Camila Martins ressaltou a importância da atuação dos professores. "Eles devem estar atentos e próximos aos alunos, com um olhar observador, capazes de perceber mudanças de comportamento, das mais sutis, as mais evidentes. É importante considerar também relatos aparentemente superficiais que os estudantes trazem, pois podem ser sinais de alerta", ressaltou.

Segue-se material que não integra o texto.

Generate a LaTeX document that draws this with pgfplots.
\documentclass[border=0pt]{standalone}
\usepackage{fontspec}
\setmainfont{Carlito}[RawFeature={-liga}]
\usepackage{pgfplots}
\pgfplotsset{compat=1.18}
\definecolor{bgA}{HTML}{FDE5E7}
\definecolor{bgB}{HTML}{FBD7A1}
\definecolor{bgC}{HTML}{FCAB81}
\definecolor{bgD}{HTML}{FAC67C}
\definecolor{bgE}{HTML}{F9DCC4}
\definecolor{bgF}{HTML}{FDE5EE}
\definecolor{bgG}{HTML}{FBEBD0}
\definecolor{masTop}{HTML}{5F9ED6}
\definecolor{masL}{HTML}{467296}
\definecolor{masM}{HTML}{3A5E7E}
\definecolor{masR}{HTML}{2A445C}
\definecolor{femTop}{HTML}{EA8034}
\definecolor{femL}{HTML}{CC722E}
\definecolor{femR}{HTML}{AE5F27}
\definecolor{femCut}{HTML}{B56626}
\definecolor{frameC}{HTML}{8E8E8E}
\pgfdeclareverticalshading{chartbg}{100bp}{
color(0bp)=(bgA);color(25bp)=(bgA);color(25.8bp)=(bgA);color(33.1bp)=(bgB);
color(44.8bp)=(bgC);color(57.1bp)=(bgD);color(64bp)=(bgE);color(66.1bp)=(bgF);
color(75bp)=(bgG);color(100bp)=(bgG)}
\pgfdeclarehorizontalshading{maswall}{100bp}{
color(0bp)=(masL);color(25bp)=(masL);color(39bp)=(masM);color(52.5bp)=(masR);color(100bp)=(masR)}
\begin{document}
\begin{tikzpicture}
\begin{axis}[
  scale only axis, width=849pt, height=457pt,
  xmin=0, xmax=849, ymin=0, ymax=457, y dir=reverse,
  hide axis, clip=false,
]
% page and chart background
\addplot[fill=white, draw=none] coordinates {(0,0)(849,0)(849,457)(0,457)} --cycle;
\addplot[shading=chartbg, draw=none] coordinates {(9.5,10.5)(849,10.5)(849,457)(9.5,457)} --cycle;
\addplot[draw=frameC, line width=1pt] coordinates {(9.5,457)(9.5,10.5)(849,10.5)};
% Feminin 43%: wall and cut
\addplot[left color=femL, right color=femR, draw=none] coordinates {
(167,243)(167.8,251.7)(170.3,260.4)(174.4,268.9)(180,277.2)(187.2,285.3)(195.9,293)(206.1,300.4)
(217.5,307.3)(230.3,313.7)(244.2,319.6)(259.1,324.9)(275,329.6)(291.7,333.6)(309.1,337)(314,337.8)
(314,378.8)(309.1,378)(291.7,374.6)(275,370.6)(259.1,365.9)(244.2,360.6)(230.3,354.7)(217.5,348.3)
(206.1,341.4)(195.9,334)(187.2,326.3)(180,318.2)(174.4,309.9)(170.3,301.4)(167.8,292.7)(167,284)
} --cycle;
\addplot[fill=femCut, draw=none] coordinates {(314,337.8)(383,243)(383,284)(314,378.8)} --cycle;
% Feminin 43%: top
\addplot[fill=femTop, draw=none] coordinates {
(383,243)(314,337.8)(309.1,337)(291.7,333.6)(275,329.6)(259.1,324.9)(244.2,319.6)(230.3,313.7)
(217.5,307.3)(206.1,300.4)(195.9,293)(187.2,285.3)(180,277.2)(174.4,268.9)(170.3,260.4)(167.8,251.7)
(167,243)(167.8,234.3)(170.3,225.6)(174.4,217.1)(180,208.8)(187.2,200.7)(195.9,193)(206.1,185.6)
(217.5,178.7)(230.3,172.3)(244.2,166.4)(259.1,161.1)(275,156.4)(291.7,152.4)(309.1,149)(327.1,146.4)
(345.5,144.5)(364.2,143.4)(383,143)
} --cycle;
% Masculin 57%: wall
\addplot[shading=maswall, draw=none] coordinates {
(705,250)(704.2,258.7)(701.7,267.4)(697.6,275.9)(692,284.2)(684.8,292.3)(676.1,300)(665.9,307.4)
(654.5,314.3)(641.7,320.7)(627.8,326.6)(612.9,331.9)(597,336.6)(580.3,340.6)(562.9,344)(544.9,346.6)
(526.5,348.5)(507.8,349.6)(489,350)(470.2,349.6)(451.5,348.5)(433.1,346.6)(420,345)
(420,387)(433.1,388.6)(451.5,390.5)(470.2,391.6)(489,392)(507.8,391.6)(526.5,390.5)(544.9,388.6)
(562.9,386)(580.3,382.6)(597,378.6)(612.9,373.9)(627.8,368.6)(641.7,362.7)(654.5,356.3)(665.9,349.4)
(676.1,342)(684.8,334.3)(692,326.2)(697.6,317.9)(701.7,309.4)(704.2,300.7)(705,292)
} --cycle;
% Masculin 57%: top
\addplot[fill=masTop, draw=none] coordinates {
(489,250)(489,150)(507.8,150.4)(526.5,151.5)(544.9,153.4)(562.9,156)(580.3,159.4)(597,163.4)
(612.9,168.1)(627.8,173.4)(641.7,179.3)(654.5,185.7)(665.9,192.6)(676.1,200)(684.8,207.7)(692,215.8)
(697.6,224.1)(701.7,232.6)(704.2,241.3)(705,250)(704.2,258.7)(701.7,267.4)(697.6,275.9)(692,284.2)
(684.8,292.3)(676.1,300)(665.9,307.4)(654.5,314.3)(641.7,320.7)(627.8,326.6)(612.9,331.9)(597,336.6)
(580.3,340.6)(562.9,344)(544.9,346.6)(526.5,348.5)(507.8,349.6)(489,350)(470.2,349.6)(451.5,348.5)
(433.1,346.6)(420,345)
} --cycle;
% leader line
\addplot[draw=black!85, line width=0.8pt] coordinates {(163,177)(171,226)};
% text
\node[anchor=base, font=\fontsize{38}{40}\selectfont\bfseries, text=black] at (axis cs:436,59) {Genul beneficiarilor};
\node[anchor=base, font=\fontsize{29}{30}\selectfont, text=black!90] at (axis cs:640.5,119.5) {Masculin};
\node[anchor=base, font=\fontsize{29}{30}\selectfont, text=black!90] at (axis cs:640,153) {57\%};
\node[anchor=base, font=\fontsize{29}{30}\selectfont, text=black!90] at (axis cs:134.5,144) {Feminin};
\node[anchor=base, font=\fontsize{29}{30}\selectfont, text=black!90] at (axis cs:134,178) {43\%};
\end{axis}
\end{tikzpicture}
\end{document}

Outra estudante disse à reportagem o preconceito vivido e as sequelas emocionais causadas por ela. Também preferindo resguardar a identidade, ela conta que os insultos começaram justamente por se destacar nos estudos. "Sempre fui uma boa aluna, tirava notas altas, e acredito que isso tenha incomodado alguns colegas. Eu era constantemente xingada e ameaçada por uma garota muito maior do que eu, então imagina o medo. Na época, foi uma amiga minha quem contou à direção sobre as ameaças, porque eu jamais teria coragem de falar, de tanto medo", contou.
O bullying sofrido chegou a atrapalhar o desempenho escolar da jovem. A situação deixou marcas profundas. "Por muito tempo, me fechei e preferi ficar sozinha. O que mais me marcou foi que eu fingia estar doente para não ir à escola, só para fugir de toda aquela violência. Meus pais chegaram a ir várias vezes à escola por causa disso, até que finalmente tomaram uma providência, trocando a agressora de turno e de turma", relembrou.

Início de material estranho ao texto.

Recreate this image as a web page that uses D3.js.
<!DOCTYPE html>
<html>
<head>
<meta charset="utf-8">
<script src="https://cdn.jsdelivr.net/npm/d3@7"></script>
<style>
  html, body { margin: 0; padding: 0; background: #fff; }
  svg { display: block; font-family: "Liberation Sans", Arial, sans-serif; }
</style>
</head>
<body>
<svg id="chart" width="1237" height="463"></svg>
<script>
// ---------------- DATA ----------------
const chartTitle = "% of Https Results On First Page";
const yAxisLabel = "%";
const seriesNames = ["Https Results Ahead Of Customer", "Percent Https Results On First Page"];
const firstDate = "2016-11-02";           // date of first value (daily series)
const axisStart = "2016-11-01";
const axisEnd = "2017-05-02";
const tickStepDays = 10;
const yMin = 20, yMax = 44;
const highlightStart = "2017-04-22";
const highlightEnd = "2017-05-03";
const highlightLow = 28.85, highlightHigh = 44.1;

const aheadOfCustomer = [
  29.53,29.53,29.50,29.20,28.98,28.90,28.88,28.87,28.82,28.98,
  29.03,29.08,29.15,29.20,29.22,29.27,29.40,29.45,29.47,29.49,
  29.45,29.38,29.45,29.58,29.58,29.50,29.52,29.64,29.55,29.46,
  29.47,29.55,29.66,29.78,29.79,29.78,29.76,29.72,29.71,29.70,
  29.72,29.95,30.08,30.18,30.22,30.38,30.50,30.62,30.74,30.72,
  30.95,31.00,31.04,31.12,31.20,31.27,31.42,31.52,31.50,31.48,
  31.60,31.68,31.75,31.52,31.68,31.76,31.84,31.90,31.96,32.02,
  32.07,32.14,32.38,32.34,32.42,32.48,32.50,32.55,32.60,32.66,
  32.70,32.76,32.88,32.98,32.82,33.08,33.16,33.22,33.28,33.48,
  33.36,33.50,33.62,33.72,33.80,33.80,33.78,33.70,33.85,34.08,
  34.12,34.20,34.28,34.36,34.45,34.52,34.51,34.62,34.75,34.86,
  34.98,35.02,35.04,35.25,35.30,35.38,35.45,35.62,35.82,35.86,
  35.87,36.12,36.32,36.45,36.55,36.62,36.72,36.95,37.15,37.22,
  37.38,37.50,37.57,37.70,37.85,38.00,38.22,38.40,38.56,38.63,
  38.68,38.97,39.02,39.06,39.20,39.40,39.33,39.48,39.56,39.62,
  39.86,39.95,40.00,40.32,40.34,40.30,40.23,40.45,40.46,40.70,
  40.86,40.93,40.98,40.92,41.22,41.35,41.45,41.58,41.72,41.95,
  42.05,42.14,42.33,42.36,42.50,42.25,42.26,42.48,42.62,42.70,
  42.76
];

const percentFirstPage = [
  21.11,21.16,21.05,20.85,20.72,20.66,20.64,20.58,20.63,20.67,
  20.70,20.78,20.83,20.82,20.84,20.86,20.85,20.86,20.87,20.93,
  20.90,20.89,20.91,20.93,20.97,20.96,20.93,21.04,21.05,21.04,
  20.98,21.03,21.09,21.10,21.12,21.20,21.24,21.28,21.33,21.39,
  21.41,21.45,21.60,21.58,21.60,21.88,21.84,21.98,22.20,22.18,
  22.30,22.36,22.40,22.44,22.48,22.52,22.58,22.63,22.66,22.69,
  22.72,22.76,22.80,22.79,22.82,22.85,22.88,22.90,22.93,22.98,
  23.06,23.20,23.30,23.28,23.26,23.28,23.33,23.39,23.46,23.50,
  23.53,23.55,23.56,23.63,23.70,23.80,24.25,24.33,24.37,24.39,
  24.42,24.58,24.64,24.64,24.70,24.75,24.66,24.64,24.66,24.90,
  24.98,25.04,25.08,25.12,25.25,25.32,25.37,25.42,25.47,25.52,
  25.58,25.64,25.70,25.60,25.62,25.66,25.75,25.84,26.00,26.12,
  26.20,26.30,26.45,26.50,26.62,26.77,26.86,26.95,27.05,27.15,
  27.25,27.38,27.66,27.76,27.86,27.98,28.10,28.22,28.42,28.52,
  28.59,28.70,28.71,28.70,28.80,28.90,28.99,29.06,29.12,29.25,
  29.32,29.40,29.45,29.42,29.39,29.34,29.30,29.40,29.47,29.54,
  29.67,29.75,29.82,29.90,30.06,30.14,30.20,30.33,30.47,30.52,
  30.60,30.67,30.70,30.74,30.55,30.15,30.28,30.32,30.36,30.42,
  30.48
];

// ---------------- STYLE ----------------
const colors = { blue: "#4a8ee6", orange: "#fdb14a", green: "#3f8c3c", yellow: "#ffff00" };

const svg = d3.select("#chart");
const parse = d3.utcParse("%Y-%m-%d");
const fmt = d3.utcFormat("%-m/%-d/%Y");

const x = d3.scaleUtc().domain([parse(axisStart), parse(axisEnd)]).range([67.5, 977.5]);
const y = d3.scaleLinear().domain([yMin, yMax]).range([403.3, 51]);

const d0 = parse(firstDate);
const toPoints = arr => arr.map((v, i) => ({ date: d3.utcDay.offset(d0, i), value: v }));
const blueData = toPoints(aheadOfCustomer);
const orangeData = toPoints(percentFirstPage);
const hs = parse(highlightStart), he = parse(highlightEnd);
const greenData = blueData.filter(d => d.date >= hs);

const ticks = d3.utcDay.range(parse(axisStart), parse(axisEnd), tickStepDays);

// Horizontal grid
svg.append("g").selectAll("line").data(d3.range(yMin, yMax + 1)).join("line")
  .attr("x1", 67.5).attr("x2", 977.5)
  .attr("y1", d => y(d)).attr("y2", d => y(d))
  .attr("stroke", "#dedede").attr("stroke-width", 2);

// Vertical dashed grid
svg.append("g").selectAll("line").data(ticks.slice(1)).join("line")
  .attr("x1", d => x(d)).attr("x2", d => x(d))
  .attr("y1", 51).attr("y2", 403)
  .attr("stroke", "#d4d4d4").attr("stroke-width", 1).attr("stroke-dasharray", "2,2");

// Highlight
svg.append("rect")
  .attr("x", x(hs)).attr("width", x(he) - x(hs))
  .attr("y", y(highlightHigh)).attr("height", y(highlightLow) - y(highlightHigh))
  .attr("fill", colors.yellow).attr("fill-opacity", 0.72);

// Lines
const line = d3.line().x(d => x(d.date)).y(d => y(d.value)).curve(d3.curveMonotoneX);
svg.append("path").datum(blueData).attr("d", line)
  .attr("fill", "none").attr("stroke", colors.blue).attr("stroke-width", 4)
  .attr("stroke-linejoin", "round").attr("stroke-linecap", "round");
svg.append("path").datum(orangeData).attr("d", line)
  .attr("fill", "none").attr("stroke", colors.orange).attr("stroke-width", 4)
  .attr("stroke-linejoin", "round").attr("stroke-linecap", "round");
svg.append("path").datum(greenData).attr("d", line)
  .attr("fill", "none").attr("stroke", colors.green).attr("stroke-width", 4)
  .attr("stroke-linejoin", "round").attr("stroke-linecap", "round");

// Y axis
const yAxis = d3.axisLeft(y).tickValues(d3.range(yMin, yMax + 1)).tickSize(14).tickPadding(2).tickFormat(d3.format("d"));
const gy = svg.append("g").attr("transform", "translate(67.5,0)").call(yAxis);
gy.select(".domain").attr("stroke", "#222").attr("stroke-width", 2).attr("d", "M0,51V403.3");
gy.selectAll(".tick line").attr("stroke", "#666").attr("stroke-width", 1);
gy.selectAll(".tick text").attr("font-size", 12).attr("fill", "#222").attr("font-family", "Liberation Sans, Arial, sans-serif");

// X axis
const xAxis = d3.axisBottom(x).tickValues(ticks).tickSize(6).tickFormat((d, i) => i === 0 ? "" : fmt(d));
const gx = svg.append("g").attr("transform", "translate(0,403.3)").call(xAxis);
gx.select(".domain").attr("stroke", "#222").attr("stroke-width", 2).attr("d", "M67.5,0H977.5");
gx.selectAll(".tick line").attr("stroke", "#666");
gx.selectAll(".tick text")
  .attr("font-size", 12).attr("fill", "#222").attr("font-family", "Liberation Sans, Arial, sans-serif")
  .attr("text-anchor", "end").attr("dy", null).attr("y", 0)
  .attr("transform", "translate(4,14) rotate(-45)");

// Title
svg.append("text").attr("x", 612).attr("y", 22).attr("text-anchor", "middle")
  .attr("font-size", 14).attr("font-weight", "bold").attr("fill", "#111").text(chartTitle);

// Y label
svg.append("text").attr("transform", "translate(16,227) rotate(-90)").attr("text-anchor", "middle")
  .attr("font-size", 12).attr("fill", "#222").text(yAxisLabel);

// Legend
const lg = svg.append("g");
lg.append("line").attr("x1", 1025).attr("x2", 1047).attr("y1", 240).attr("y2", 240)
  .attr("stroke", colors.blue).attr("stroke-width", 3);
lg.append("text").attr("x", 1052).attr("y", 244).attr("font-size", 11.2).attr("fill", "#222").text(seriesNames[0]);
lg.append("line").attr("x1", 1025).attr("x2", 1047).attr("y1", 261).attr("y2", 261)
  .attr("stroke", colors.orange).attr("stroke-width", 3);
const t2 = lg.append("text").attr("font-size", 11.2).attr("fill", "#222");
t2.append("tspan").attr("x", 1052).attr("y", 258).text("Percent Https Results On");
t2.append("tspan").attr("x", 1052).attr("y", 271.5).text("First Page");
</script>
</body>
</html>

A pedagoga Camila Martins Sena também orienta os pais e responsáveis a manterem um vínculo próximo com seus filhos. "É fundamental observar alterações de comportamento, como isolamento, irritabilidade, choro frequente, desânimo, e até sinais físicos, como arranhões ou hematomas. Muitas vezes, a rotina faz com que a família entre em modo automático, sem perceber que a criança ou adolescente está sempre apresentando algum machucado, mesmo que discreto. Esses sinais podem abrir espaço para uma conversa mais atenta, e a suspeita pode, então, se tornar uma evidência confirmada", salientou.
Cicatrizes
Eduardo Rocha, terapeuta e neurocientista do comportamento, explicou que o bullying envolve, necessariamente, três personagens principais: a vítima, o agressor e a plateia. "E, muitas vezes, quem mais reforça o bullying é justamente a plateia", destacou.

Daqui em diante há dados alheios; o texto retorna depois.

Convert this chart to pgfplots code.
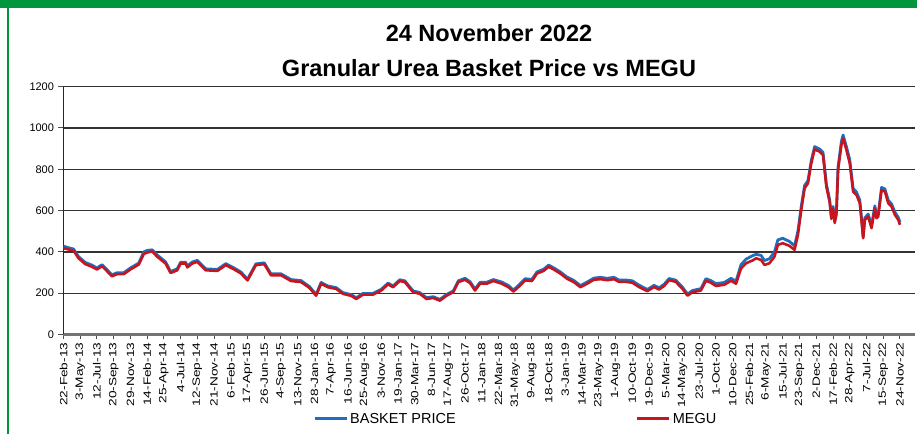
\documentclass[border=0pt]{standalone}
\usepackage{fontspec}
\setmainfont{Liberation Sans}
\newfontfamily\xlab[FakeStretch=1.3]{Liberation Sans}
\usepackage{pgfplots}
\pgfplotsset{compat=1.18}
\usepackage{pgfplotstable}
\definecolor{frameg}{RGB}{0,150,60}
\definecolor{basket}{RGB}{30,112,190}
\definecolor{megu}{RGB}{200,20,30}
\pgfplotstableread{
w basket megu
0 428 418
3 420 412
6 414 406
9 377 369
13 349 341
17 336 328
20 322 315
23 338 331
25 322 315
29 289 282
32 299 292
36 299 292
40 322 315
45 346 339
48 400 390
50 407 397
53 410 402
56 385 377
61 352 344
64 305 298
68 318 311
70 350 344
73 350 344
74 332 325
77 351 344
80 359 352
85 318 311
92 315 308
97 343 336
102 322 315
106 303 296
110 268 262
115 342 336
120 347 341
124 294 287
130 294 287
136 266 259
142 261 254
147 232 226
151 194 188
154 252 246
158 235 229
163 227 221
167 203 197
172 193 187
175 178 172
179 199 193
185 199 193
190 219 213
194 249 243
197 235 229
201 265 259
204 260 254
209 211 205
213 203 197
217 178 172
221 183 177
225 170 164
229 194 188
233 211 205
236 260 254
240 272 265
243 256 249
246 220 213
249 253 246
253 253 246
257 266 259
262 254 246
266 237 229
269 215 208
273 246 238
276 270 262
280 267 259
283 303 295
287 316 308
290 336 328
293 323 315
297 303 295
301 278 270
305 262 254
309 237 229
313 254 246
317 273 265
321 277 268
325 272 263
329 277 268
332 264 255
336 264 255
340 260 251
344 239 230
349 218 210
353 238 230
356 226 218
359 243 235
362 271 263
366 263 255
370 229 221
373 196 188
376 213 205
381 222 213
384 270 260
387 261 251
390 246 235
395 252 241
399 272 260
402 258 246
405 338 320
408 365 345
412 382 359
414 388 369
417 383 361
419 358 337
422 367 345
425 400 377
427 458 434
430 466 442
434 450 429
437 430 410
439 500 482
441 620 603
443 722 708
445 745 732
447 842 829
449 910 897
452 898 885
454 882 869
456 730 716
458 652 640
459 570 560
460 620 610
461 550 540
462 590 580
463 810 797
465 935 918
466 966 950
468 910 894
470 845 829
472 708 692
474 690 676
476 650 636
477 565 555
478 474 466
479 565 555
481 583 571
483 527 515
485 623 611
486 575 563
487 583 571
489 712 700
491 705 692
493 650 636
495 632 619
497 592 579
499 567 555
500 543 531
}\data
\begin{document}
\begin{tikzpicture}[x=1bp,y=1bp]
\path[use as bounding box] (-63.5,-99.5) rectangle (853.5,334.5);
\fill[frameg] (-63.5,326.5) rectangle (853.5,334.5);
\draw[frameg, line width=2bp] (-55.5,-99.5) -- (-55.5,326.5);
\node[font=\bfseries\fontsize{23.5bp}{26bp}\selectfont] at (425.5,301.5) {24 November 2022};
\node[font=\bfseries\fontsize{23.5bp}{26bp}\selectfont] at (425.5,266.5) {Granular Urea Basket Price vs MEGU};
\begin{axis}[
  scale only axis, width=851.5bp, height=247.8bp,
  xmin=0, xmax=509, ymin=0, ymax=1200,
  axis x line*=bottom, axis y line*=left,
  axis line style={-},
  x axis line style={draw=black!55, line width=2.5bp},
  y axis line style={draw=black!85, line width=1.4bp},
  ytick={0,200,...,1200},
  ymajorgrids, major grid style={draw=black!80, line width=1.3bp},
  xtick={0,10,...,500},
  xticklabels={22-Feb-13,3-May-13,12-Jul-13,20-Sep-13,29-Nov-13,14-Feb-14,25-Apr-14,4-Jul-14,12-Sep-14,21-Nov-14,6-Feb-15,17-Apr-15,26-Jun-15,4-Sep-15,13-Nov-15,28-Jan-16,7-Apr-16,16-Jun-16,25-Aug-16,3-Nov-16,19-Jan-17,30-Mar-17,8-Jun-17,17-Aug-17,26-Oct-17,11-Jan-18,22-Mar-18,31-May-18,9-Aug-18,18-Oct-18,3-Jan-19,14-Mar-19,23-May-19,1-Aug-19,10-Oct-19,19-Dec-19,5-Mar-20,14-May-20,23-Jul-20,1-Oct-20,10-Dec-20,25-Feb-21,6-May-21,15-Jul-21,23-Sep-21,2-Dec-21,17-Feb-22,28-Apr-22,7-Jul-22,15-Sep-22,24-Nov-22},
  x tick label style={rotate=90, anchor=east, font=\xlab\fontsize{10.5bp}{12bp}\selectfont, inner sep=1bp},
  y tick label style={font=\fontsize{11bp}{12bp}\selectfont},
  xticklabel shift=2bp, yticklabel shift=1bp,
  tick align=outside, major tick length=5bp,
  tick style={draw=black!70, line width=1bp},
  /pgf/number format/assume math mode=true,
  /pgf/number format/1000 sep={},
  legend columns=2,
  legend style={draw=none, fill=none, at={(0.293,-0.341)}, anchor=west, inner sep=0pt,
    nodes={inner xsep=2bp, inner ysep=0pt, font=\fontsize{14.5bp}{15bp}\selectfont},
    /tikz/every even column/.append style={column sep=178bp}},
  legend image code/.code={\draw[#1, line width=3bp] (0,0) -- (32bp,0);},
]
\addplot[basket, line width=2.8bp, line join=round] table[x=w, y=basket] {\data};
\addlegendentry{BASKET PRICE}
\addplot[megu, line width=2.6bp, line join=round] table[x=w, y=megu] {\data};
\addlegendentry{MEGU}
\end{axis}
\end{tikzpicture}
\end{document}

Segundo ele, o problema se intensifica quando o agressor provoca sofrimento na vítima, seja esse sofrimento de origem moral ou física, e isso gera um trauma. "Esse trauma desencadeia um estresse, e o reforço contínuo por parte da plateia contribui diretamente para que esse estresse se torne crônico e traumático. É esse reforço que torna o bullying tão nocivo", enfatizou.
Rocha explica que, por isso, muitos casos podem ser caracterizados como um transtorno de estresse pós-traumático. "O bullying, ao ser reforçado socialmente pelos colegas, cria na vítima uma sensação constante de sofrimento e insegurança. Ele pode interromper o desenvolvimento emocional e social de uma criança, especialmente quando começa a limitar seu comportamento e gerar sentimentos de desvalor, desamor e desamparo", esclareceu.
O terapeuta ainda ressaltou os impactos a longo prazo. "A criança a a acreditar que não é amada, que não é útil nos grupos aos quais pertence. Esse sentimento de 'não pertencimento' e inutilidade gera desânimo e compromete gravemente suas habilidades sociais e sua capacidade de socialização", concluiu.